I have some code that triggers a race somewhere in mysql.  Basically, what
happens is this (all in ruby code):

1) using ruby-dbi w/ the mysql DBD, a connection is made to a database.
2) fork() is called
3) the child process redirects std{in,out,err} to /dev/null, and then runs
a SQL query; SET AUTOCOMMIT=1
4) the child process runs another SQL query; this one is an INSERT.
5) the parent process exits.  This exit calls all finalizers on objects in
the parent's memory, including free_mysql() (from mysql-ruby, free_mysql
is set as a callback inside init() via Data_Make_Struct()).  free_mysql()
closes the mysql connection.
6) if timed correctly, the INSERT from step 4 hangs indefinitely.

The race itself is another issue (a bug in libmysqlclient or innodb,
presumably).  However, the reason why the race occurs is something that
I'd like to solve.  Is there any suggestions for what I should do? 
Basically, I need to force the mysql object to not be destroyed in the
parent process.  Simply closing and reopening the database handle in the
child doesn't work, as there's a chance that the parent may want to do
some sql calls (and if the child closes the connection.. well, the problem
just moves there, instead).

So, I need a way to basically call undefine_finalizer for the callback
supplied to Data_Make_Struct(); or, I need a way to properly clone/dup the
mysql connection in the child, such that I destroy the original connect
to the  database (that is shared w/ the parent) w/out sending a QUIT to
the mysqld, and then replace it w/ a new connection to the db.
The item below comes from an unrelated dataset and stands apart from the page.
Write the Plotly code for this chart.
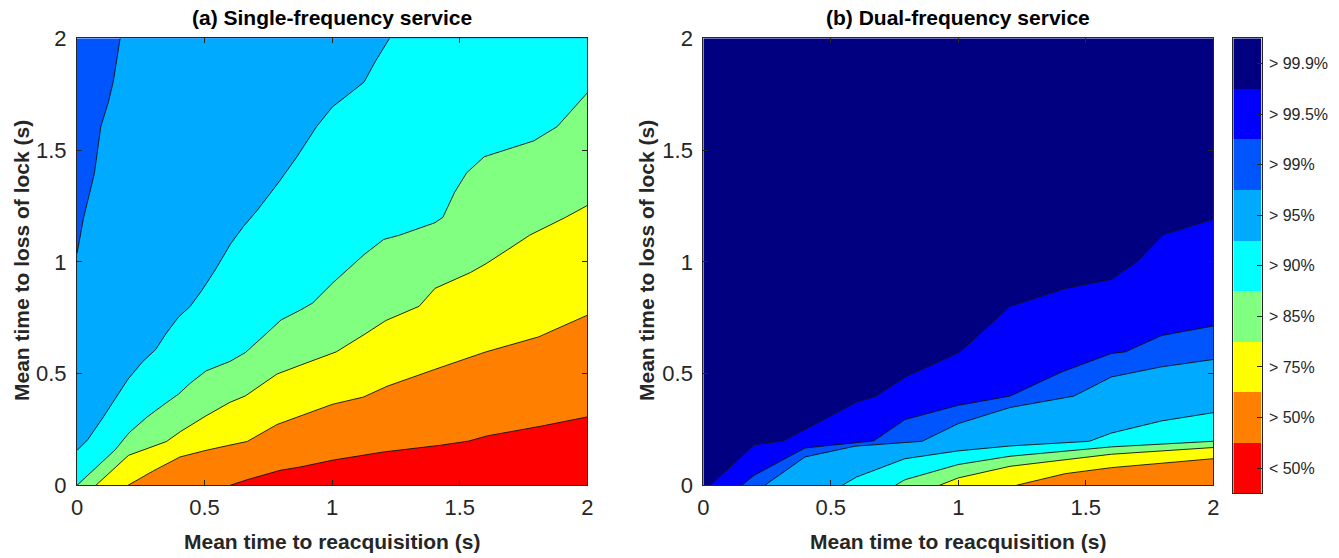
import plotly.graph_objects as go

# ---------------- data ----------------
X_RANGE = [0, 2]
Y_RANGE = [0, 2]
tick_vals = [0, 0.5, 1, 1.5, 2]
tick_text = ["0", "0.5", "1", "1.5", "2"]

level_labels = ["< 50%", "> 50%", "> 75%", "> 85%", "> 90%", "> 95%", "> 99%", "> 99.5%", "> 99.9%"]
level_colors = ["#FF0000", "#FF8000", "#FFFF00", "#80FF80", "#00FFFF", "#00AAFF", "#0055FF", "#0000FF", "#000080"]

# (a) single-frequency: contour boundaries, from upper-left to lower-right
sf_99_x = [0, 0.025, 0.068, 0.093, 0.123, 0.142, 0.169]
sf_99_y = [1.037, 1.193, 1.395, 1.603, 1.715, 1.805, 2.0]
sf_95_x = [0, 0.042, 0.104, 0.150, 0.200, 0.258, 0.308, 0.351, 0.398, 0.444, 0.490, 0.544,
           0.602, 0.653, 0.707, 0.792, 0.862, 0.939, 1.001, 1.063, 1.125, 1.171, 1.225]
sf_95_y = [0.156, 0.204, 0.307, 0.387, 0.475, 0.554, 0.607, 0.682, 0.753, 0.801, 0.873, 0.968,
           1.080, 1.159, 1.231, 1.358, 1.470, 1.605, 1.693, 1.748, 1.804, 1.900, 2.0]
sf_90_x = [0, 0.067, 0.149, 0.204, 0.274, 0.351, 0.398, 0.444, 0.506, 0.599, 0.660, 0.722, 0.800,
           0.877, 0.923, 1.001, 1.094, 1.125, 1.202, 1.264, 1.403, 1.434, 1.480, 1.527, 1.596,
           1.712, 1.790, 1.882, 2.0]
sf_90_y = [0, 0.070, 0.158, 0.235, 0.305, 0.370, 0.408, 0.457, 0.512, 0.554, 0.594, 0.658, 0.740,
           0.785, 0.815, 0.904, 1.0, 1.032, 1.100, 1.119, 1.175, 1.199, 1.311, 1.398, 1.470,
           1.514, 1.541, 1.605, 1.756]
sf_85_x = [0.074, 0.202, 0.351, 0.405, 0.506, 0.599, 0.660, 0.784, 0.877, 1.016, 1.125, 1.210,
           1.341, 1.403, 1.542, 1.604, 1.712, 1.774, 1.915, 2.0]
sf_85_y = [0, 0.134, 0.196, 0.240, 0.311, 0.371, 0.400, 0.498, 0.538, 0.597, 0.674, 0.737,
           0.801, 0.881, 0.952, 0.992, 1.072, 1.119, 1.199, 1.252]
sf_75_x = [0.2, 0.3, 0.404, 0.508, 0.6, 0.667, 0.784, 0.875, 1.0, 1.123, 1.215, 1.411, 1.6, 1.809, 2.0]
sf_75_y = [0, 0.065, 0.127, 0.157, 0.18, 0.196, 0.272, 0.31, 0.362, 0.395, 0.443, 0.522, 0.596, 0.664, 0.761]
sf_50_x = [0.6, 0.667, 0.796, 0.875, 1.0, 1.2, 1.424, 1.535, 1.607, 1.816, 2.0]
sf_50_y = [0, 0.025, 0.067, 0.082, 0.112, 0.149, 0.179, 0.198, 0.221, 0.264, 0.306]

# (b) dual-frequency
df_999_x = [0.027, 0.2, 0.314, 0.405, 0.601, 0.676, 0.797, 1.007, 1.203, 1.419, 1.601, 1.703, 1.804, 2.0]
df_999_y = [0, 0.182, 0.199, 0.254, 0.373, 0.399, 0.488, 0.597, 0.801, 0.881, 0.922, 1.003, 1.122, 1.191]
df_995_x = [0.151, 0.2, 0.399, 0.527, 0.669, 0.791, 1.0, 1.203, 1.405, 1.601, 1.655, 1.797, 2.0]
df_995_y = [0, 0.045, 0.167, 0.182, 0.199, 0.294, 0.358, 0.399, 0.507, 0.590, 0.597, 0.670, 0.713]
df_99_x = [0.241, 0.399, 0.595, 0.858, 1.0, 1.203, 1.453, 1.601, 1.797, 2.0]
df_99_y = [0, 0.127, 0.175, 0.197, 0.276, 0.348, 0.399, 0.485, 0.530, 0.563]
df_95_x = [0.545, 0.601, 0.791, 1.0, 1.203, 1.514, 1.601, 1.797, 2.0]
df_95_y = [0, 0.037, 0.119, 0.154, 0.176, 0.197, 0.234, 0.288, 0.325]
df_90_x = [0.753, 0.791, 1.0, 1.203, 1.601, 2.0]
df_90_y = [0, 0.025, 0.093, 0.130, 0.172, 0.197]
df_85_x = [0.926, 1.0, 1.203, 1.601, 2.0]
df_85_y = [0, 0.033, 0.085, 0.139, 0.169]
df_75_x = [1.228, 1.419, 1.601, 1.797, 2.0]
df_75_y = [0, 0.052, 0.079, 0.100, 0.119]

# ---------------- layout geometry (pixels) ----------------
W, H = 1339, 558
def px(x): return x / W
def py(y): return 1 - y / H

AX_TOP, AX_BOT = 38.3, 485.3
LEFT_DOM = [px(77), px(587.3)]
RIGHT_DOM = [px(703.3), px(1213.3)]
CB_DOM_X = [px(1233.3), px(1261.7)]
CB_DOM_Y = [py(493.3), py(38.3)]

AXC = "#262626"
FONT = "Liberation Sans, Arial, Helvetica, sans-serif"

fig = go.Figure()


def region_polygon(bx, by):
    """Region lying below / right of a boundary, closed along the axes frame."""
    xs, ys = list(bx), list(by)
    if ys[-1] >= Y_RANGE[1]:
        xs.append(X_RANGE[1]); ys.append(Y_RANGE[1])
    xs.append(X_RANGE[1]); ys.append(Y_RANGE[0])
    if xs[0] <= X_RANGE[0] and ys[0] > Y_RANGE[0]:
        xs.append(X_RANGE[0]); ys.append(Y_RANGE[0])
    return xs, ys


def add_panel(xa, ya, base_color, boundaries):
    # background level
    fig.add_trace(go.Scatter(x=[X_RANGE[0], X_RANGE[1], X_RANGE[1], X_RANGE[0]],
                             y=[Y_RANGE[0], Y_RANGE[0], Y_RANGE[1], Y_RANGE[1]],
                             fill="toself", fillcolor=base_color, mode="lines",
                             line=dict(width=0), xaxis=xa, yaxis=ya,
                             showlegend=False, hoverinfo="skip"))
    for bx, by, col in boundaries:
        xs, ys = region_polygon(bx, by)
        fig.add_trace(go.Scatter(x=xs, y=ys, fill="toself", fillcolor=col, mode="lines",
                                 line=dict(width=0), xaxis=xa, yaxis=ya,
                                 showlegend=False, hoverinfo="skip"))
    for bx, by, col in boundaries:
        fig.add_trace(go.Scatter(x=bx, y=by, mode="lines",
                                 line=dict(color="#111111", width=0.9),
                                 xaxis=xa, yaxis=ya, showlegend=False, hoverinfo="skip"))


c = dict(zip(level_labels, level_colors))
add_panel("x", "y", c["> 99%"], [
    (sf_99_x, sf_99_y, c["> 95%"]),
    (sf_95_x, sf_95_y, c["> 90%"]),
    (sf_90_x, sf_90_y, c["> 85%"]),
    (sf_85_x, sf_85_y, c["> 75%"]),
    (sf_75_x, sf_75_y, c["> 50%"]),
    (sf_50_x, sf_50_y, c["< 50%"]),
])
add_panel("x2", "y2", c["> 99.9%"], [
    (df_999_x, df_999_y, c["> 99.5%"]),
    (df_995_x, df_995_y, c["> 99%"]),
    (df_99_x, df_99_y, c["> 95%"]),
    (df_95_x, df_95_y, c["> 90%"]),
    (df_90_x, df_90_y, c["> 85%"]),
    (df_85_x, df_85_y, c["> 75%"]),
    (df_75_x, df_75_y, c["> 50%"]),
])

# colour bar built as a one-column heatmap
n = len(level_labels)
cscale = []
for i, col in enumerate(level_colors):
    cscale.append([i / n, col])
    cscale.append([(i + 1) / n, col])
fig.add_trace(go.Heatmap(z=[[i] for i in range(n)], x=[0], y=list(range(n)),
                         colorscale=cscale, zmin=-0.5, zmax=n - 0.5, showscale=False,
                         xaxis="x3", yaxis="y3", hoverinfo="skip"))

axis_common = dict(range=X_RANGE, tickvals=tick_vals, ticktext=tick_text,
                   ticks="inside", ticklen=5, tickwidth=1, tickcolor=AXC,
                   showline=True, linecolor=AXC, linewidth=1, mirror="ticks",
                   showgrid=False, zeroline=False,
                   tickfont=dict(family=FONT, size=22, color=AXC))

fig.update_layout(
    width=W, height=H, margin=dict(l=0, r=0, t=0, b=0, pad=0, autoexpand=False),
    paper_bgcolor="white", plot_bgcolor="white",
    xaxis=dict(domain=LEFT_DOM, anchor="y", ticklabelstandoff=2, **axis_common),
    yaxis=dict(domain=[py(AX_BOT), py(AX_TOP)], anchor="x", ticklabelstandoff=5, **axis_common),
    xaxis2=dict(domain=RIGHT_DOM, anchor="y2", ticklabelstandoff=2, **axis_common),
    yaxis2=dict(domain=[py(AX_BOT), py(AX_TOP)], anchor="x2", ticklabelstandoff=5, **axis_common),
    xaxis3=dict(domain=CB_DOM_X, anchor="y3", range=[-0.5, 0.5], showticklabels=False, ticks="",
                showline=True, linecolor=AXC, linewidth=1, mirror=True, showgrid=False, zeroline=False),
    yaxis3=dict(domain=CB_DOM_Y, anchor="x3", side="right", range=[-0.5, n - 0.5],
                tickvals=list(range(n)), ticktext=level_labels, ticks="inside", ticklen=5,
                tickcolor=AXC, showline=True, linecolor=AXC, linewidth=1, mirror=True,
                showgrid=False, zeroline=False, ticklabelstandoff=3,
                tickfont=dict(family=FONT, size=16, color=AXC)),
)

title_font = dict(family=FONT, size=21, color="#000000")
label_font = dict(family=FONT, size=21, color=AXC)
ann = [
    dict(x=px(332), y=py(18), text="<b>(a) Single-frequency service</b>", font=title_font),
    dict(x=px(958), y=py(18), text="<b>(b) Dual-frequency service</b>", font=title_font),
    dict(x=px(332), y=py(541), text="<b>Mean time to reacquisition (s)</b>", font=label_font),
    dict(x=px(958), y=py(541), text="<b>Mean time to reacquisition (s)</b>", font=label_font),
    dict(x=px(21), y=py(261), text="<b>Mean time to loss of lock (s)</b>", font=label_font, textangle=-90),
    dict(x=px(646), y=py(261), text="<b>Mean time to loss of lock (s)</b>", font=label_font, textangle=-90),
]
for a in ann:
    fig.add_annotation(xref="paper", yref="paper", showarrow=False,
                       xanchor="center", yanchor="middle", **a)

fig.write_html("out.html")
A generic solution would be great.  A persistence framework would solve
this problem for me, as well; something that allows me to open one DBI
connection, and share that amongst multiple ruby scripts and processes. 
The DBI object should be reconstituted from memory/file/socket
somewhere, w/ the idea that destruction of the object is disabled (unless
a timeout occurs).   A timeout should be set somewhere, so that if the DBI
connection is not used for 600 seconds or so, the object is destroyed, and
any script needing it after that has it automatically created.  Does
anything like this exist?  Being able to use it for other things would be
useful, as well.  For example, I currently load XSL templates from
multiple files, and form an XSL object.. If I could keep this in memory,
via persistence, that would be ideal.

Note that this is being called via an interpreter inside of an apache
module; mod_ruby isn't really an option, nor would I want to add this
functionality to my apache module if I can get around it.